_Given material_
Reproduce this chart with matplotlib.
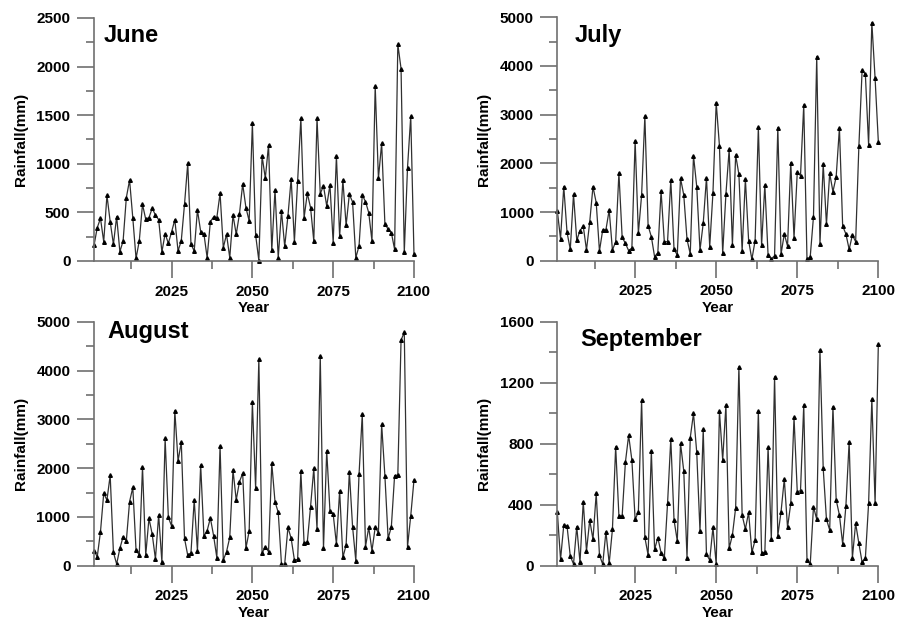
import numpy as np
import matplotlib
matplotlib.use("Agg")
from matplotlib import pyplot as plt
from matplotlib.ticker import MultipleLocator

plt.rcParams['font.family'] = ['Liberation Sans', 'DejaVu Sans']
plt.rcParams['font.weight'] = 'bold'

years = np.arange(2001, 2101)

june = [161, 343, 439, 199, 676, 405, 172, 456, 96, 206,
        652, 833, 442, 27, 206, 583, 429, 446, 542, 473,
        425, 93, 281, 182, 298, 425, 103, 209, 583, 1005,
        172, 103, 525, 302, 281, 34, 405, 453, 446, 696,
        137, 274, 34, 473, 274, 484, 792, 549, 412, 1417,
        268, 5, 1080, 851, 1194, 110, 731, 34, 515, 151,
        463, 847, 199, 823, 1468, 446, 696, 549, 206, 1468,
        693, 772, 566, 782, 189, 1080, 254, 833, 367, 686,
        607, 34, 154, 679, 611, 497, 206, 1801, 851, 1211,
        384, 326, 292, 120, 2230, 1979, 89, 960, 1489, 72]

july = [1021, 452, 1521, 582, 233, 1363, 418, 617, 712, 219,
        795, 1521, 1192, 199, 630, 637, 1041, 219, 390, 1802,
        480, 356, 206, 260, 2466, 562, 1349, 2973, 719, 493,
        82, 164, 1432, 390, 390, 1658, 233, 116, 1692, 1349,
        438, 137, 2158, 1521, 219, 767, 1706, 288, 1397, 3247,
        2363, 151, 1370, 2288, 322, 2171, 1774, 199, 1678, 411,
        27, 411, 2747, 315, 1555, 116, 34, 103, 2733, 137,
        548, 301, 2014, 466, 1815, 1747, 3199, 27, 82, 904,
        4192, 342, 1987, 747, 1795, 1418, 1726, 2726, 712, 548,
        233, 527, 390, 2350, 3918, 3829, 2377, 4891, 3747, 2445]

august = [307, 184, 697, 1482, 1346, 1851, 273, 34, 355, 594,
          512, 1311, 1605, 321, 219, 2022, 219, 970, 649, 137,
          1038, 75, 2609, 990, 813, 3176, 2145, 2534, 560, 212,
          266, 1346, 307, 2063, 608, 717, 977, 615, 164, 2452,
          116, 287, 581, 1960, 1346, 1721, 1892, 360, 705, 3347,
          1585, 4235, 253, 389, 287, 2097, 1311, 1093, 34, 34,
          785, 560, 116, 130, 1940, 458, 492, 1209, 1994, 744,
          4303, 355, 2356, 1120, 1059, 444, 1530, 171, 423, 1926,
          799, 102, 1871, 3108, 389, 785, 307, 785, 676, 2896,
          1844, 560, 799, 1844, 1858, 4624, 4781, 389, 1024, 1755]

september = [354, 42, 267, 260, 63, 11, 256, 22, 420, 96,
             299, 173, 474, 70, 9, 223, 15, 238, 780, 326,
             326, 678, 855, 693, 304, 352, 1086, 186, 70, 752,
             107, 184, 85, 48, 409, 831, 299, 162, 802, 621,
             52, 839, 999, 743, 227, 894, 74, 37, 251, 9,
             1014, 693, 1054, 114, 201, 380, 1305, 332, 240, 350,
             87, 168, 1016, 85, 87, 776, 173, 1239, 197, 354,
             568, 251, 409, 973, 485, 492, 1054, 37, 9, 387,
             304, 1414, 638, 304, 234, 1043, 431, 332, 142, 393,
             813, 52, 278, 146, 22, 48, 409, 1093, 409, 1454]

# (name, values, y top, major step, minor step, axes rect, title x, title y)
panels = [
    ('June', june, 2500, 500, 250, [0.1047, 0.5804, 0.3563, 0.3907], 0.031, 0.90),
    ('July', july, 5000, 1000, 500, [0.6206, 0.5809, 0.3575, 0.3913], 0.055, 0.90),
    ('August', august, 5000, 1000, 500, [0.1047, 0.0905, 0.3563, 0.3923], 0.043, 0.935),
    ('September', september, 1600, 400, 200, [0.6206, 0.0905, 0.3575, 0.3923], 0.071, 0.90),
]

spine_col = '#707070'

fig = plt.figure(figsize=(8.98, 6.22), dpi=100)
for name, vals, top, major, minor, rect, tx, ty in panels:
    ax = fig.add_axes(rect)
    ax.plot(years, vals, '-', color='#303030', lw=0.9, marker='^', ms=2.6,
            mfc='black', mec='black', clip_on=False)
    ax.set_xlim(2001, 2100)
    ax.set_ylim(0, top)
    ax.set_xticks([2025, 2050, 2075, 2100])
    ax.xaxis.set_minor_locator(MultipleLocator(12.5))
    ax.yaxis.set_major_locator(MultipleLocator(major))
    ax.yaxis.set_minor_locator(MultipleLocator(minor))
    for s in ['top', 'right']:
        ax.spines[s].set_visible(False)
    for s in ['left', 'bottom']:
        ax.spines[s].set_color(spine_col)
        ax.spines[s].set_linewidth(1.2)
    ax.tick_params(which='major', length=12, width=1.2, color=spine_col,
                   labelsize=11, pad=5)
    ax.tick_params(which='minor', length=6, width=1.2, color=spine_col)
    for lab in ax.get_xticklabels() + ax.get_yticklabels():
        lab.set_fontweight('bold')
    ax.set_xlabel('Year', fontsize=11, fontweight='bold', labelpad=2)
    ax.set_ylabel('Rainfall(mm)', fontsize=11, fontweight='bold', labelpad=6)
    ax.text(tx, ty, name, transform=ax.transAxes, fontsize=17,
            fontweight='bold', va='baseline', ha='left')

plt.savefig('out.png', dpi=100)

_Required work_
Repeat exactly and only the lines from the start of the data above through the line that holds "384, 326, 292, 120, 2230, 1979, 89, 960, 1489, 72]", inclusive. Pictures do not belong in the copy.

_The result_
Reproduce this chart with matplotlib.
import numpy as np
import matplotlib
matplotlib.use("Agg")
from matplotlib import pyplot as plt
from matplotlib.ticker import MultipleLocator

plt.rcParams['font.family'] = ['Liberation Sans', 'DejaVu Sans']
plt.rcParams['font.weight'] = 'bold'

years = np.arange(2001, 2101)

june = [161, 343, 439, 199, 676, 405, 172, 456, 96, 206,
        652, 833, 442, 27, 206, 583, 429, 446, 542, 473,
        425, 93, 281, 182, 298, 425, 103, 209, 583, 1005,
        172, 103, 525, 302, 281, 34, 405, 453, 446, 696,
        137, 274, 34, 473, 274, 484, 792, 549, 412, 1417,
        268, 5, 1080, 851, 1194, 110, 731, 34, 515, 151,
        463, 847, 199, 823, 1468, 446, 696, 549, 206, 1468,
        693, 772, 566, 782, 189, 1080, 254, 833, 367, 686,
        607, 34, 154, 679, 611, 497, 206, 1801, 851, 1211,
        384, 326, 292, 120, 2230, 1979, 89, 960, 1489, 72]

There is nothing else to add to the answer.